**Prompt**
Give a verbatim copy of the lines below, minus the pictures.

* START *

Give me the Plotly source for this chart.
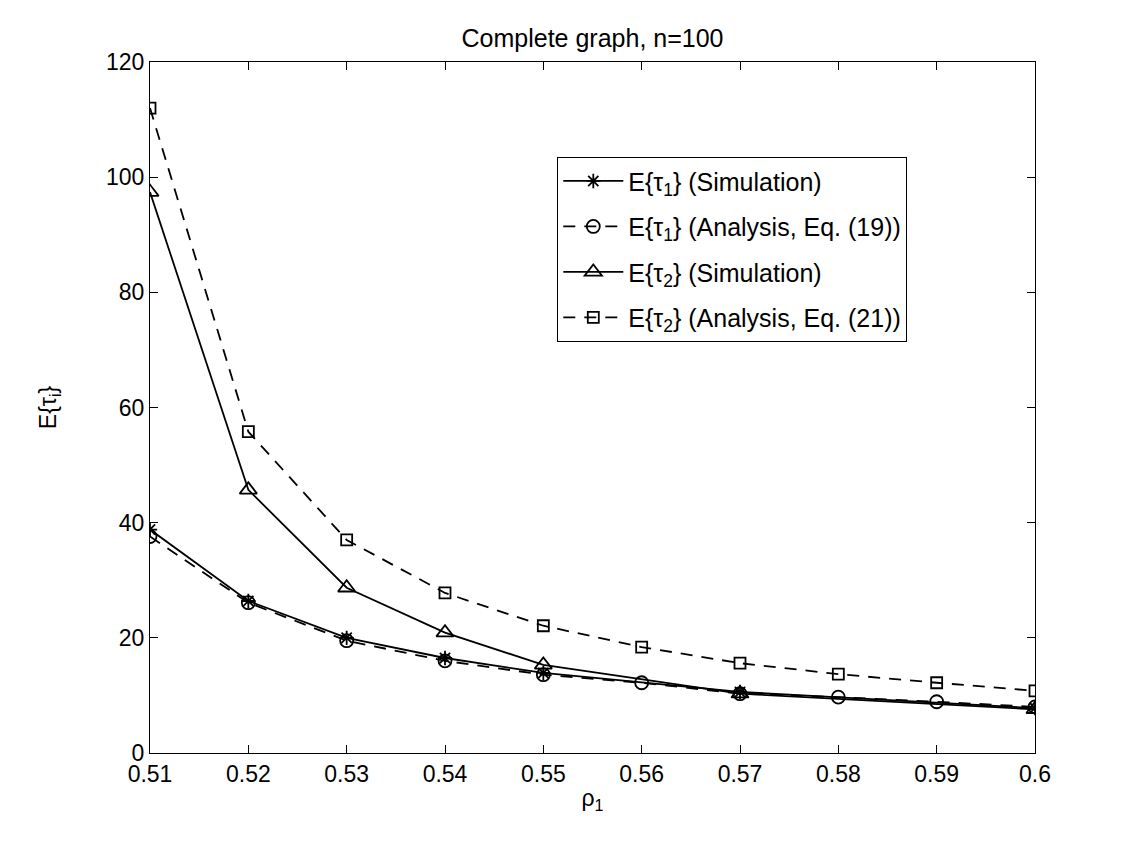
import plotly.graph_objects as go

rho_sim = [0.51, 0.52, 0.53, 0.54, 0.55, 0.57, 0.60]
rho_ana = [0.51, 0.52, 0.53, 0.54, 0.55, 0.56, 0.57, 0.58, 0.59, 0.60]

tau1_sim = [38.8, 26.4, 20.0, 16.5, 13.9, 10.6, 7.8]
tau1_ana = [37.6, 26.1, 19.5, 16.0, 13.6, 12.2, 10.3, 9.7, 8.9, 8.0]
tau2_sim = [97.4, 45.7, 28.7, 20.9, 15.3, 10.3, 7.6]
tau2_ana = [112.0, 55.8, 37.0, 27.8, 22.1, 18.4, 15.6, 13.7, 12.2, 10.8]

x_ticks = [0.51, 0.52, 0.53, 0.54, 0.55, 0.56, 0.57, 0.58, 0.59, 0.6]
x_tick_labels = ["0.51", "0.52", "0.53", "0.54", "0.55", "0.56", "0.57", "0.58", "0.59", "0.6"]
y_ticks = [0, 20, 40, 60, 80, 100, 120]

FONT = "Liberation Sans, Arial, Helvetica, sans-serif"
DASH = "12px,9px"
LW = 1.8

fig = go.Figure()
fig.add_trace(go.Scatter(
    x=rho_sim, y=tau1_sim, mode="lines+markers",
    name="E{τ<sub>1</sub>} (Simulation)",
    line=dict(color="black", width=LW),
    marker=dict(symbol="asterisk-open", size=12, color="black", line=dict(color="black", width=1.8)),
    legendgroup="a",
))
fig.add_trace(go.Scatter(
    x=rho_ana, y=tau1_ana, mode="lines+markers",
    name="E{τ<sub>1</sub>} (Analysis, Eq. (19))",
    line=dict(color="black", width=LW, dash=DASH),
    marker=dict(symbol="circle-open", size=13, color="black", line=dict(color="black", width=1.8)),
    legendgroup="b",
))
fig.add_trace(go.Scatter(
    x=rho_sim, y=tau2_sim, mode="lines+markers",
    name="E{τ<sub>2</sub>} (Simulation)",
    line=dict(color="black", width=LW),
    marker=dict(symbol="triangle-up-open", size=15, color="black", line=dict(color="black", width=1.8)),
    legendgroup="c",
))
fig.add_trace(go.Scatter(
    x=rho_ana, y=tau2_ana, mode="lines+markers",
    name="E{τ<sub>2</sub>} (Analysis, Eq. (21))",
    line=dict(color="black", width=LW, dash=DASH),
    marker=dict(symbol="square-open", size=11, color="black", line=dict(color="black", width=1.8)),
    legendgroup="d",
))

fig.update_layout(
    width=1142, height=846,
    margin=dict(l=150, r=107, t=62, b=93),
    paper_bgcolor="white", plot_bgcolor="white",
    font=dict(family=FONT, size=24, color="black"),
    title=dict(text="Complete graph, n=100", x=(150 + 1035) / 2 / 1142, xanchor="center",
               y=1 - 38 / 846, yanchor="middle", font=dict(size=25, family=FONT)),
    showlegend=True,
    legend=dict(x=0.46, y=0.8625, xanchor="left", yanchor="top",
                bgcolor="white", bordercolor="black", borderwidth=1.2,
                font=dict(size=25, family=FONT), tracegroupgap=10,
                itemwidth=60),
)
fig.update_xaxes(
    range=[0.51, 0.6], tickvals=x_ticks, ticktext=x_tick_labels,
    showline=True, linecolor="black", linewidth=1.2, mirror="ticks",
    ticks="inside", ticklen=8, tickcolor="black", tickwidth=1,
    showgrid=False, zeroline=False,
    title=dict(text="ρ<sub>1</sub>", standoff=4, font=dict(size=23)),
    tickfont=dict(size=23),
)
fig.update_yaxes(
    range=[0, 120], tickvals=y_ticks,
    showline=True, linecolor="black", linewidth=1.2, mirror="ticks",
    ticks="inside", ticklen=8, tickcolor="black", tickwidth=1,
    showgrid=False, zeroline=False,
    title=dict(text="E{τ<sub>i</sub>}", standoff=42, font=dict(size=23)),
    tickfont=dict(size=23),
)

fig.write_html("out.html")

* END *

**Worked solution**
Give me the Plotly source for this chart.
import plotly.graph_objects as go

rho_sim = [0.51, 0.52, 0.53, 0.54, 0.55, 0.57, 0.60]
rho_ana = [0.51, 0.52, 0.53, 0.54, 0.55, 0.56, 0.57, 0.58, 0.59, 0.60]

tau1_sim = [38.8, 26.4, 20.0, 16.5, 13.9, 10.6, 7.8]
tau1_ana = [37.6, 26.1, 19.5, 16.0, 13.6, 12.2, 10.3, 9.7, 8.9, 8.0]
tau2_sim = [97.4, 45.7, 28.7, 20.9, 15.3, 10.3, 7.6]
tau2_ana = [112.0, 55.8, 37.0, 27.8, 22.1, 18.4, 15.6, 13.7, 12.2, 10.8]

x_ticks = [0.51, 0.52, 0.53, 0.54, 0.55, 0.56, 0.57, 0.58, 0.59, 0.6]
x_tick_labels = ["0.51", "0.52", "0.53", "0.54", "0.55", "0.56", "0.57", "0.58", "0.59", "0.6"]
y_ticks = [0, 20, 40, 60, 80, 100, 120]

FONT = "Liberation Sans, Arial, Helvetica, sans-serif"
DASH = "12px,9px"
LW = 1.8

fig = go.Figure()
fig.add_trace(go.Scatter(
    x=rho_sim, y=tau1_sim, mode="lines+markers",
    name="E{τ<sub>1</sub>} (Simulation)",
    line=dict(color="black", width=LW),
    marker=dict(symbol="asterisk-open", size=12, color="black", line=dict(color="black", width=1.8)),
    legendgroup="a",
))
fig.add_trace(go.Scatter(
    x=rho_ana, y=tau1_ana, mode="lines+markers",
    name="E{τ<sub>1</sub>} (Analysis, Eq. (19))",
    line=dict(color="black", width=LW, dash=DASH),
    marker=dict(symbol="circle-open", size=13, color="black", line=dict(color="black", width=1.8)),
    legendgroup="b",
))
fig.add_trace(go.Scatter(
    x=rho_sim, y=tau2_sim, mode="lines+markers",
    name="E{τ<sub>2</sub>} (Simulation)",
    line=dict(color="black", width=LW),
    marker=dict(symbol="triangle-up-open", size=15, color="black", line=dict(color="black", width=1.8)),
    legendgroup="c",
))
fig.add_trace(go.Scatter(
    x=rho_ana, y=tau2_ana, mode="lines+markers",
    name="E{τ<sub>2</sub>} (Analysis, Eq. (21))",
    line=dict(color="black", width=LW, dash=DASH),
    marker=dict(symbol="square-open", size=11, color="black", line=dict(color="black", width=1.8)),
    legendgroup="d",
))

fig.update_layout(
    width=1142, height=846,
    margin=dict(l=150, r=107, t=62, b=93),
    paper_bgcolor="white", plot_bgcolor="white",
    font=dict(family=FONT, size=24, color="black"),
    title=dict(text="Complete graph, n=100", x=(150 + 1035) / 2 / 1142, xanchor="center",
               y=1 - 38 / 846, yanchor="middle", font=dict(size=25, family=FONT)),
    showlegend=True,
    legend=dict(x=0.46, y=0.8625, xanchor="left", yanchor="top",
                bgcolor="white", bordercolor="black", borderwidth=1.2,
                font=dict(size=25, family=FONT), tracegroupgap=10,
                itemwidth=60),
)
fig.update_xaxes(
    range=[0.51, 0.6], tickvals=x_ticks, ticktext=x_tick_labels,
    showline=True, linecolor="black", linewidth=1.2, mirror="ticks",
    ticks="inside", ticklen=8, tickcolor="black", tickwidth=1,
    showgrid=False, zeroline=False,
    title=dict(text="ρ<sub>1</sub>", standoff=4, font=dict(size=23)),
    tickfont=dict(size=23),
)
fig.update_yaxes(
    range=[0, 120], tickvals=y_ticks,
    showline=True, linecolor="black", linewidth=1.2, mirror="ticks",
    ticks="inside", ticklen=8, tickcolor="black", tickwidth=1,
    showgrid=False, zeroline=False,
    title=dict(text="E{τ<sub>i</sub>}", standoff=42, font=dict(size=23)),
    tickfont=dict(size=23),
)

fig.write_html("out.html")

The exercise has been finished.